石子合并:有N堆石子,現要将石子有序的合并成一堆,規定如下:每次隻能移動相鄰的2堆石子合并,合并花費為新合成的一堆石子的數量。求将這N堆石子合并成一堆的總花費最小(或最大)。
為什麼用區間dp我就不解釋了,不懂的話網上有很多資料。
現在我來提醒一下寫這個dp要注意的問題
1.初态的設定
for(i=1;i<=m;i++)
{
for(j=1;j<=m;j++)
{
dp[i][j]=INF;
}
}
for(i=1;i<=m;i++)
{
dp[i][i]=0;
}
2.動态方程轉移過程
for(len=2;len<=m;len++)//len表示石子堆長度,石子堆最少為兩堆,最多為m堆
{
for(i=1;i+len-1<=m;i++)//i表示起點,i從1到m-len+1
{
j=i+len-1;
for(k=i;k<j;k++)//k為什麼不能等于j,卻能等于i,因為k=i時 表示第一堆和之後的所有的組成的堆一種情況,而k=j無意義
{
dp[i][j]=min(dp[i][j],dp[i][k]+dp[k+1][j]+sum[j]-sum[i-1]);
}
}
}
注意每一個變量的含義和取值範圍的理由
接下來給一個簡單版的石子合并
#include<iostream>
#define N 1000
#define INF 100000000
using namespace std;
int a[N];
int dp[N][N];
int sum[N];
int main()
{
int n;
cin>>n;
while(n--)
{
int m,i,j,k,len;
cin>>m;
int total=0;
sum[0]=0;
for(i=1;i<=m;i++)
{
cin>>a[i];
total+=a[i];
sum[i]=total;
}
for(i=1;i<=m;i++)
{
for(j=1;j<=m;j++)
{
dp[i][j]=INF;
}
}
for(i=1;i<=m;i++)
{
dp[i][i]=0;
}
for(len=2;len<=m;len++)//len表示石子堆長度,石子堆最少為兩堆,最多為m堆
{
for(i=1;i+len-1<=m;i++)//i表示起點,i從1到m-len+1
{
j=i+len-1;
for(k=i;k<j;k++)//k為什麼不能等于j,卻能等于i,因為k=i時 表示第一堆和之後的所有的組成的堆一種情況,而k=j無意義
{
dp[i][j]=min(dp[i][j],dp[i][k]+dp[k+1][j]+sum[j]-sum[i-1]);
}
}
}
cout<<dp[1][m]<<endl;
}
}
進階版:環形先變成線性的+四邊形優化
Monkey PartyTime Limit: 4000/2000 MS (Java/Others) Memory Limit: 131072/65536 K (Java/Others)
Total Submission(s): 4515 Accepted Submission(s): 1662
Problem Description Far away from our world, there is a banana forest.

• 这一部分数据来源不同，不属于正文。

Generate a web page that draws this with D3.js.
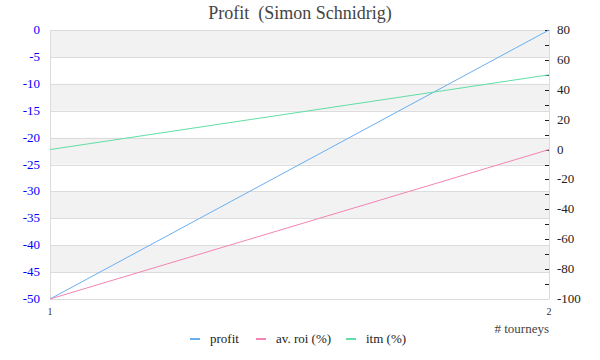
<!DOCTYPE html>
<html><head><meta charset="utf-8">
<script src="https://cdn.jsdelivr.net/npm/d3@7"></script>
<style>body{margin:0;background:#fff}svg{display:block}</style>
</head><body>
<svg id="c" width="600" height="360"></svg>
<script>
const tourneys = [1, 2];
const profit = [-50, 0];
const avRoi = [-100, 0];
const itm = [0, 50];
const leftTicks = [0, -5, -10, -15, -20, -25, -30, -35, -40, -45, -50];
const rightTicks = [80, 60, 40, 20, 0, -20, -40, -60, -80, -100];
const seriesNames = ["profit", "av. roi (%)", "itm (%)"];
const seriesColors = ["#6aaef2", "#f285b5", "#60dfa4"];

const svg = d3.select("#c");
const L = 50, R = 549, T = 30, B = 299;
const font = "'Liberation Serif', 'DejaVu Serif', serif";

const x = d3.scaleLinear().domain([1, 2]).range([L, R]);
const yL = d3.scaleLinear().domain([-50, 0]).range([B, T]);
const yR = d3.scaleLinear().domain([-100, 80]).range([B, T]);

// bands
for (let i = 0; i < leftTicks.length - 1; i++) {
  if (i % 2 === 0) {
    svg.append("rect").attr("x", L).attr("width", R - L)
      .attr("y", yL(leftTicks[i])).attr("height", yL(leftTicks[i + 1]) - yL(leftTicks[i]))
      .attr("fill", "#f2f2f2");
  }
}
// gridlines
svg.append("g").selectAll("line").data(leftTicks).join("line")
  .attr("x1", L).attr("x2", R)
  .attr("y1", d => Math.round(yL(d)) + 0.5).attr("y2", d => Math.round(yL(d)) + 0.5)
  .attr("stroke", "#dcdcdc").attr("stroke-width", 1);
svg.append("line").attr("x1", L + 0.5).attr("x2", L + 0.5).attr("y1", T).attr("y2", B + 0.5).attr("stroke", "#dcdcdc");
svg.append("line").attr("x1", R + 0.5).attr("x2", R + 0.5).attr("y1", T).attr("y2", B + 0.5).attr("stroke", "#dcdcdc");

// left tick labels
svg.append("g").selectAll("text").data(leftTicks).join("text")
  .attr("x", 40).attr("y", d => yL(d) + 4).attr("text-anchor", "end")
  .attr("font-family", font).attr("font-size", 13).attr("fill", "#0000ff")
  .text(d => d);

// right axis ticks
svg.append("g").selectAll("line").data(d3.range(-90, 81, 10)).join("line")
  .attr("x1", R - 4).attr("x2", R)
  .attr("y1", d => Math.round(yR(d)) + 0.5).attr("y2", d => Math.round(yR(d)) + 0.5)
  .attr("stroke", "#222").attr("stroke-width", 1);
svg.append("g").selectAll("text").data(rightTicks).join("text")
  .attr("x", 557).attr("y", d => yR(d) + 4).attr("text-anchor", "start")
  .attr("font-family", font).attr("font-size", 13).attr("fill", "#222")
  .text(d => d);

// x tick labels
svg.append("g").selectAll("text").data(tourneys).join("text")
  .attr("x", d => x(d)).attr("y", 315).attr("text-anchor", "middle")
  .attr("font-family", font).attr("font-size", 10).attr("fill", "#333")
  .text(d => d);
svg.append("text").attr("x", 549).attr("y", 333).attr("text-anchor", "end")
  .attr("font-family", font).attr("font-size", 13).attr("fill", "#444").text("# tourneys");

// lines
const data = [profit.map((v, i) => [tourneys[i], yL(v)]),
              avRoi.map((v, i) => [tourneys[i], yR(v)]),
              itm.map((v, i) => [tourneys[i], yR(v)])];
const line = d3.line().x(d => x(d[0])).y(d => d[1]);
data.forEach((d, i) => {
  svg.append("path").attr("d", line(d)).attr("fill", "none")
    .attr("stroke", seriesColors[i]).attr("stroke-width", 1);
});

// title
svg.append("text").attr("x", 300).attr("y", 19).attr("text-anchor", "middle")
  .attr("font-family", font).attr("font-size", 18).attr("fill", "#444")
  .style("white-space", "pre")
  .text("Profit  (Simon Schnidrig)");

// legend
const legX = [190, 256, 346];
seriesNames.forEach((n, i) => {
  svg.append("line").attr("x1", legX[i]).attr("x2", legX[i] + 10)
    .attr("y1", 339).attr("y2", 339).attr("stroke", seriesColors[i]).attr("stroke-width", 2);
  svg.append("text").attr("x", legX[i] + 20).attr("y", 343)
    .attr("font-family", font).attr("font-size", 13).attr("fill", "#222").text(n);
});
</script>
</body></html>
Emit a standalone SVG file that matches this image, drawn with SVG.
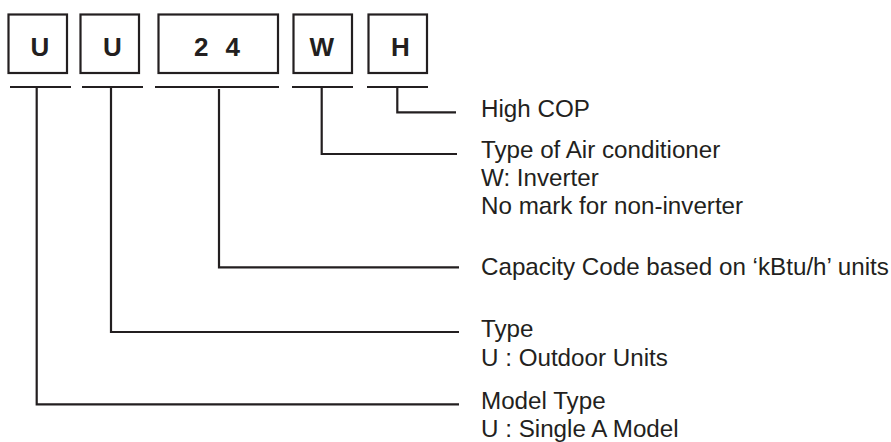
<svg xmlns="http://www.w3.org/2000/svg" width="891" height="442" viewBox="0 0 891 442">
<style>
.box{fill:#fff;stroke:#231f20;stroke-width:2.2}
.code{font-family:"Liberation Sans",Arial,sans-serif;font-weight:bold;font-size:26px;fill:#231f20;text-anchor:middle}
.lbl{font-family:"Liberation Sans",Arial,sans-serif;font-size:24.2px;fill:#231f20}
.ln{fill:none;stroke:#231f20;stroke-width:2.2}
</style>
<rect width="891" height="442" fill="#fff"/>
<g id="node-u1"><rect class="box" x="8.5" y="14.5" width="58.5" height="58.5"/><text class="code" x="40" y="56">U</text></g>
<g id="node-u2"><rect class="box" x="80.5" y="14.5" width="58.5" height="58.5"/><text class="code" x="112.3" y="56">U</text></g>
<g id="node-24"><rect class="box" x="158.5" y="14.5" width="119.5" height="58.5"/><text class="code" x="217" y="56" xml:space="preserve" word-spacing="10">2 4</text></g>
<g id="node-w"><rect class="box" x="293.5" y="14.5" width="58.5" height="58.5"/><text class="code" x="321.7" y="56">W</text></g>
<g id="node-h"><rect class="box" x="368.5" y="14.5" width="58.5" height="58.5"/><text class="code" x="400.3" y="56">H</text></g>
<g id="connectors">
<path class="ln" d="M10 87H71M82 87H143M155 87H279M292 87H353M367 87H428"/>
<path class="ln" d="M397.3 87V112.3H456"/>
<path class="ln" d="M321.7 87V154H457"/>
<path class="ln" d="M219 89V267.3H459"/>
<path class="ln" d="M111 87V332H459"/>
<path class="ln" d="M36.7 87V404.3H459"/>
</g>
<g id="labels">
<text class="lbl" x="481" y="117">High COP</text>
<text class="lbl" x="481" y="158">Type of Air conditioner</text>
<text class="lbl" x="481" y="186">W: Inverter</text>
<text class="lbl" x="481" y="214">No mark for non-inverter</text>
<text class="lbl" x="481" y="275">Capacity Code based on ‘kBtu/h’ units</text>
<text class="lbl" x="481" y="337">Type</text>
<text class="lbl" x="481" y="366">U : Outdoor Units</text>
<text class="lbl" x="481" y="409">Model Type</text>
<text class="lbl" x="481" y="437">U : Single A Model</text>
</g>
</svg>
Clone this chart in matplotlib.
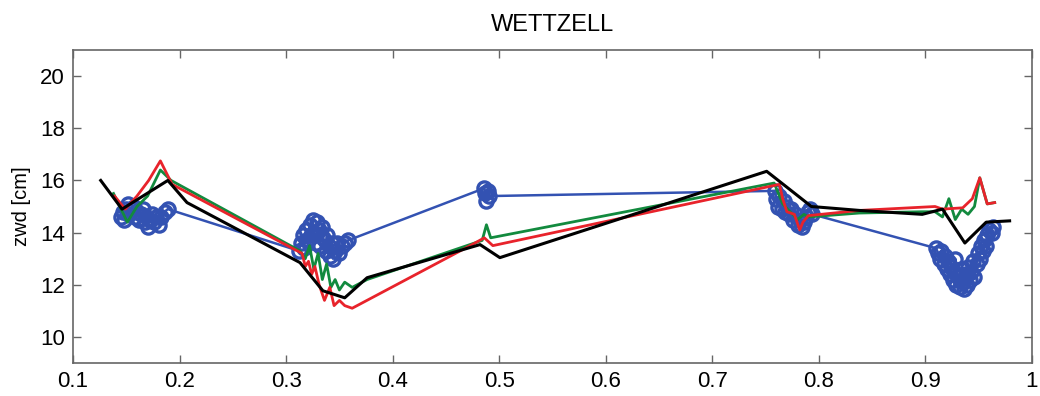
import numpy as np
import matplotlib
matplotlib.use('Agg')
import matplotlib.pyplot as plt

plt.rcParams['font.family'] = ['Liberation Sans', 'DejaVu Sans']

# blue observations (circles + line), five clusters
blue_x = [0.145, 0.147, 0.148, 0.150, 0.152, 0.153, 0.155, 0.157, 0.158, 0.160, 0.162, 0.164, 0.166, 0.168, 0.170, 0.172,
          0.174, 0.176, 0.178, 0.181, 0.183, 0.186, 0.189,
          0.312, 0.314, 0.316, 0.317, 0.319, 0.320, 0.322, 0.323, 0.325, 0.326, 0.328, 0.329, 0.331, 0.332, 0.334, 0.335,
          0.337, 0.338, 0.340, 0.341, 0.343, 0.344, 0.346, 0.348, 0.350, 0.352, 0.355, 0.358,
          0.486, 0.487, 0.488, 0.489, 0.490,
          0.759, 0.760, 0.762, 0.763, 0.765, 0.767, 0.768, 0.770, 0.772, 0.774, 0.776, 0.778, 0.780, 0.782, 0.784, 0.786,
          0.788, 0.790, 0.792, 0.794,
          0.910, 0.912, 0.914, 0.915, 0.917, 0.918, 0.920, 0.921, 0.923, 0.924, 0.926, 0.927, 0.928, 0.929, 0.931, 0.932,
          0.933, 0.935, 0.936, 0.938, 0.939, 0.940, 0.942, 0.943, 0.945, 0.946, 0.948, 0.949, 0.951, 0.952, 0.954, 0.955,
          0.957, 0.958, 0.960, 0.962, 0.963]
blue_y = [14.6, 14.8, 14.5, 14.9, 15.1, 14.7, 14.9, 15.0, 14.6, 14.8, 14.5, 14.7, 14.9, 14.4, 14.2, 14.5,
          14.7, 14.4, 14.6, 14.3, 14.6, 14.8, 14.9,
          13.3, 13.6, 13.9, 13.4, 14.1, 13.7, 14.3, 13.9, 14.5, 14.0, 13.6, 14.4, 14.1, 13.5, 14.2, 13.8,
          13.3, 13.9, 13.5, 13.1, 13.6, 13.0, 13.3, 13.6, 13.2, 13.5, 13.6, 13.7,
          15.7, 15.5, 15.2, 15.6, 15.4,
          15.6, 15.3, 15.0, 15.4, 14.9, 15.2, 14.8, 15.0, 14.7, 14.9, 14.5, 14.7, 14.3, 14.5, 14.2, 14.4,
          14.6, 14.8, 14.9, 14.7,
          13.4, 13.2, 13.0, 13.3, 12.8, 13.1, 12.6, 12.9, 12.4, 12.7, 12.2, 12.5, 13.0, 12.0, 12.3, 11.9,
          12.6, 12.1, 11.85, 12.4, 12.0, 12.7, 12.2, 12.5, 12.9, 12.3, 12.8, 13.2, 13.0, 13.5, 13.3, 13.7,
          13.5, 13.9, 14.1, 14.0, 14.2]

green_x = [0.138, 0.151, 0.160, 0.170, 0.182, 0.192, 0.313, 0.318, 0.322, 0.326, 0.330, 0.334, 0.338, 0.342, 0.346, 0.350,
           0.355, 0.362, 0.376, 0.484, 0.488, 0.492, 0.758, 0.766, 0.773, 0.780, 0.786, 0.790, 0.838, 0.897, 0.909, 0.916,
           0.922, 0.928, 0.934, 0.940, 0.946, 0.951, 0.958, 0.965]
green_y = [15.5, 14.4, 15.0, 15.4, 16.4, 16.0, 13.3, 13.0, 13.5, 12.6, 13.2, 12.2, 12.8, 11.9, 12.2, 11.8,
           12.1, 11.9, 12.2, 13.7, 14.3, 13.8, 15.9, 15.1, 14.8, 14.5, 14.7, 14.6, 14.75, 14.8, 14.8, 14.6,
           15.3, 14.5, 14.9, 14.7, 15.0, 16.1, 15.1, 15.15]

red_x = [0.139, 0.149, 0.160, 0.171, 0.182, 0.193, 0.315, 0.318, 0.321, 0.324, 0.327, 0.331, 0.336, 0.341, 0.345, 0.350,
         0.355, 0.362, 0.475, 0.486, 0.494, 0.763, 0.766, 0.770, 0.777, 0.782, 0.785, 0.790, 0.838, 0.909, 0.916, 0.935,
         0.944, 0.951, 0.958, 0.965]
red_y = [15.4, 14.9, 15.4, 16.0, 16.75, 15.85, 13.2, 12.7, 12.9, 12.4, 12.7, 12.0, 11.4, 11.9, 11.2, 11.4,
         11.2, 11.1, 13.55, 13.8, 13.5, 15.85, 15.3, 14.8, 14.7, 14.1, 14.4, 14.65, 14.85, 15.0, 14.9, 14.95,
         15.3, 16.1, 15.1, 15.15]

black_x = [0.126, 0.146, 0.189, 0.207, 0.313, 0.3345, 0.355, 0.376, 0.482, 0.5006, 0.751, 0.793, 0.838, 0.897, 0.916, 0.937, 0.957, 0.979]
black_y = [16.0, 14.9, 16.0, 15.15, 12.85, 11.77, 11.5, 12.27, 13.54, 13.04, 16.35, 15.0, 14.85, 14.7, 14.9, 13.6, 14.4, 14.45]

fig = plt.figure(figsize=(10.4, 3.96), dpi=100)
ax = fig.add_axes([0.0702, 0.0833, 0.9221, 0.7904])

ax.plot(blue_x, blue_y, '-o', color='#3352b2', lw=1.8, markersize=9.5, markerfacecolor='none', markeredgewidth=2.4)
ax.plot(green_x, green_y, '-', color='#128a3e', lw=2.0)
ax.plot(red_x, red_y, '-', color='#e8232b', lw=2.0)
ax.plot(black_x, black_y, '-', color='black', lw=2.2)

ax.set_xlim(0.1, 1.0)
ax.set_ylim(9, 21)
ax.set_xticks(np.arange(0.1, 1.01, 0.1))
ax.set_xticklabels(['0.1', '0.2', '0.3', '0.4', '0.5', '0.6', '0.7', '0.8', '0.9', '1'])
ax.set_yticks(range(10, 21, 2))
ax.tick_params(direction='in', top=True, right=True, length=6, width=1.0, labelsize=16, color='#666666', pad=6)
for s in ax.spines.values():
    s.set_color('#666666')
    s.set_linewidth(1.2)

ax.set_ylabel('zwd [cm]', fontsize=14.5, labelpad=6)
ax.set_title('WETTZELL', fontsize=17, pad=14)

plt.savefig('out.png', dpi=100)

And many lovely monkeys live there. One day, SDH(Song Da Hou), who is the king of banana forest, decides to hold a big party to celebrate Crazy Bananas Day. But the little monkeys don’t know each other, so as the king, SDH must do something.
Now there are n monkeys sitting in a circle, and each monkey has a making friends time. Also, each monkey has two neighbor. SDH wants to introduce them to each other, and the rules are:
1.every time, he can only introduce one monkey and one of this monkey’s neighbor.
2.if he introduce A and B, then every monkey A already knows will know every monkey B already knows, and the total time for this introducing is the sum of the making friends time of all the monkeys A and B already knows;
3.each little monkey knows himself;
In order to begin the party and eat bananas as soon as possible, SDH want to know the mininal time he needs on introducing.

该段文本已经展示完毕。